Recorded information =>
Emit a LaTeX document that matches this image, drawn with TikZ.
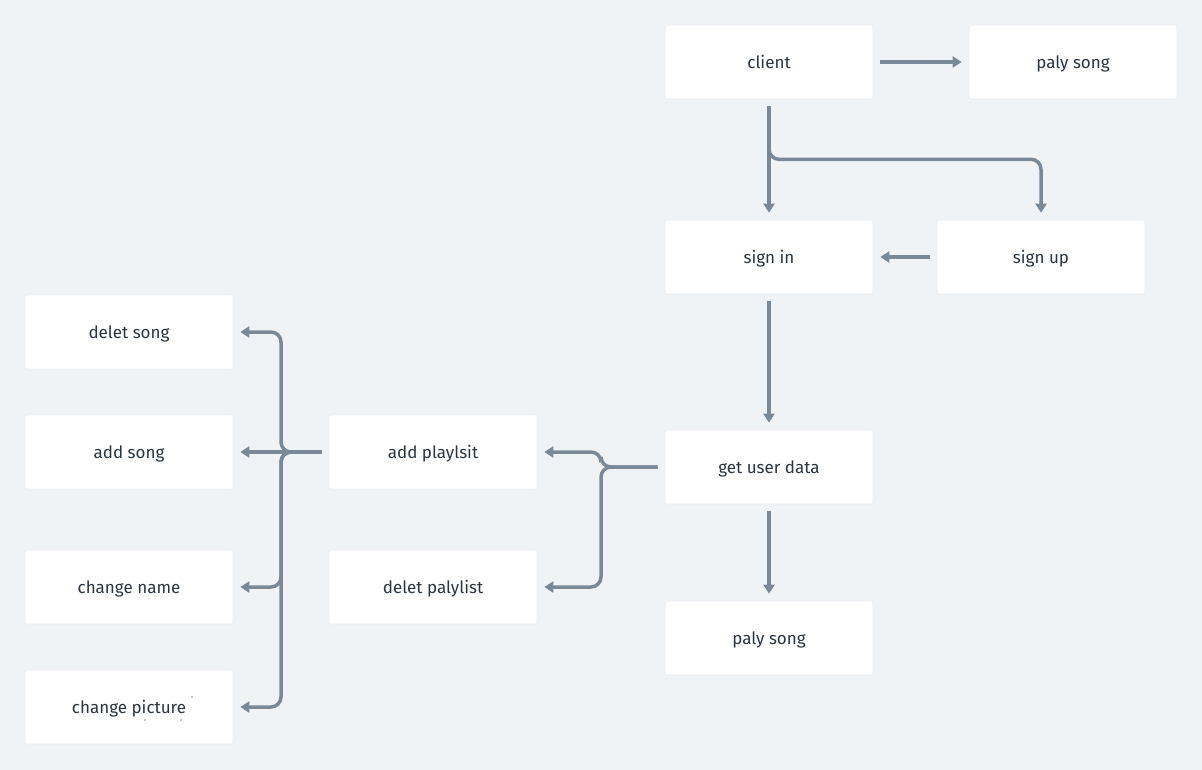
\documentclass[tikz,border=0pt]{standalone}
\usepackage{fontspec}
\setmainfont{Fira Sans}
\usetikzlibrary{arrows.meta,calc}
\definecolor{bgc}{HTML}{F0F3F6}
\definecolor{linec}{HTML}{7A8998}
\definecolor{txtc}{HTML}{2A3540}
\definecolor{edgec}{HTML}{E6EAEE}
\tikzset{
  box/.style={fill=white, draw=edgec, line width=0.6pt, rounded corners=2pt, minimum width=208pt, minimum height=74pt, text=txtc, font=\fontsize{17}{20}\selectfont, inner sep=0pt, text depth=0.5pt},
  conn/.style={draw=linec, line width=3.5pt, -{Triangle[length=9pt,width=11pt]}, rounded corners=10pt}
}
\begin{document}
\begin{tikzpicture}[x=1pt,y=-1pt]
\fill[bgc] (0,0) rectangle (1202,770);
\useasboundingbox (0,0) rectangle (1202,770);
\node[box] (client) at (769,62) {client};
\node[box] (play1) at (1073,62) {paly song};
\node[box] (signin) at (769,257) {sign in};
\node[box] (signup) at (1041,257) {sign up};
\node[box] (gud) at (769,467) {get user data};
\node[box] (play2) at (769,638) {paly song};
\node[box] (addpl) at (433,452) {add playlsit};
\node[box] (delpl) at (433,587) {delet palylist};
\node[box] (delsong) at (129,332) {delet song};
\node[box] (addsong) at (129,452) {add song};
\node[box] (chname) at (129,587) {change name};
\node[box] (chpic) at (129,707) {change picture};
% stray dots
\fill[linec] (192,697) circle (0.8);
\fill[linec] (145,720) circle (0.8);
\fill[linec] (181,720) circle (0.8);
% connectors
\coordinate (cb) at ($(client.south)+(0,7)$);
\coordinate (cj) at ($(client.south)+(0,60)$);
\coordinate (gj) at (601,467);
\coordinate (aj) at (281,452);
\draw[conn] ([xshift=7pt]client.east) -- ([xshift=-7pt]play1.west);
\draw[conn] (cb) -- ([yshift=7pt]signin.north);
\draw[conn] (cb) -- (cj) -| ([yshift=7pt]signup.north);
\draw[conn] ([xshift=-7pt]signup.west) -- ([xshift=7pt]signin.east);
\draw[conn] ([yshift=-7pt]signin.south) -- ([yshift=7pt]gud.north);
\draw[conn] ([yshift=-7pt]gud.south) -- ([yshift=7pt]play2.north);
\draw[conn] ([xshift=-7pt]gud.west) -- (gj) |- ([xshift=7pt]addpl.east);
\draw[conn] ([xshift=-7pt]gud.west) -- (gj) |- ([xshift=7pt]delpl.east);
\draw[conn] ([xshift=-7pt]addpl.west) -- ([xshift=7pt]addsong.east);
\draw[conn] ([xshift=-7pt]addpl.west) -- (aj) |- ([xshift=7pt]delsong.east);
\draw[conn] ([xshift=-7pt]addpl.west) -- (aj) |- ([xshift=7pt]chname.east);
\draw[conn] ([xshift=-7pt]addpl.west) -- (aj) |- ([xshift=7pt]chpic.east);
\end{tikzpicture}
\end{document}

Challenge =>
Copy the material exactly. Do not include the pictures.

Exercise solution =>
Emit a LaTeX document that matches this image, drawn with TikZ.
\documentclass[tikz,border=0pt]{standalone}
\usepackage{fontspec}
\setmainfont{Fira Sans}
\usetikzlibrary{arrows.meta,calc}
\definecolor{bgc}{HTML}{F0F3F6}
\definecolor{linec}{HTML}{7A8998}
\definecolor{txtc}{HTML}{2A3540}
\definecolor{edgec}{HTML}{E6EAEE}
\tikzset{
  box/.style={fill=white, draw=edgec, line width=0.6pt, rounded corners=2pt, minimum width=208pt, minimum height=74pt, text=txtc, font=\fontsize{17}{20}\selectfont, inner sep=0pt, text depth=0.5pt},
  conn/.style={draw=linec, line width=3.5pt, -{Triangle[length=9pt,width=11pt]}, rounded corners=10pt}
}
\begin{document}
\begin{tikzpicture}[x=1pt,y=-1pt]
\fill[bgc] (0,0) rectangle (1202,770);
\useasboundingbox (0,0) rectangle (1202,770);
\node[box] (client) at (769,62) {client};
\node[box] (play1) at (1073,62) {paly song};
\node[box] (signin) at (769,257) {sign in};
\node[box] (signup) at (1041,257) {sign up};
\node[box] (gud) at (769,467) {get user data};
\node[box] (play2) at (769,638) {paly song};
\node[box] (addpl) at (433,452) {add playlsit};
\node[box] (delpl) at (433,587) {delet palylist};
\node[box] (delsong) at (129,332) {delet song};
\node[box] (addsong) at (129,452) {add song};
\node[box] (chname) at (129,587) {change name};
\node[box] (chpic) at (129,707) {change picture};
% stray dots
\fill[linec] (192,697) circle (0.8);
\fill[linec] (145,720) circle (0.8);
\fill[linec] (181,720) circle (0.8);
% connectors
\coordinate (cb) at ($(client.south)+(0,7)$);
\coordinate (cj) at ($(client.south)+(0,60)$);
\coordinate (gj) at (601,467);
\coordinate (aj) at (281,452);
\draw[conn] ([xshift=7pt]client.east) -- ([xshift=-7pt]play1.west);
\draw[conn] (cb) -- ([yshift=7pt]signin.north);
\draw[conn] (cb) -- (cj) -| ([yshift=7pt]signup.north);
\draw[conn] ([xshift=-7pt]signup.west) -- ([xshift=7pt]signin.east);
\draw[conn] ([yshift=-7pt]signin.south) -- ([yshift=7pt]gud.north);
\draw[conn] ([yshift=-7pt]gud.south) -- ([yshift=7pt]play2.north);
\draw[conn] ([xshift=-7pt]gud.west) -- (gj) |- ([xshift=7pt]addpl.east);
\draw[conn] ([xshift=-7pt]gud.west) -- (gj) |- ([xshift=7pt]delpl.east);
\draw[conn] ([xshift=-7pt]addpl.west) -- ([xshift=7pt]addsong.east);
\draw[conn] ([xshift=-7pt]addpl.west) -- (aj) |- ([xshift=7pt]delsong.east);
\draw[conn] ([xshift=-7pt]addpl.west) -- (aj) |- ([xshift=7pt]chname.east);
\draw[conn] ([xshift=-7pt]addpl.west) -- (aj) |- ([xshift=7pt]chpic.east);
\end{tikzpicture}
\end{document}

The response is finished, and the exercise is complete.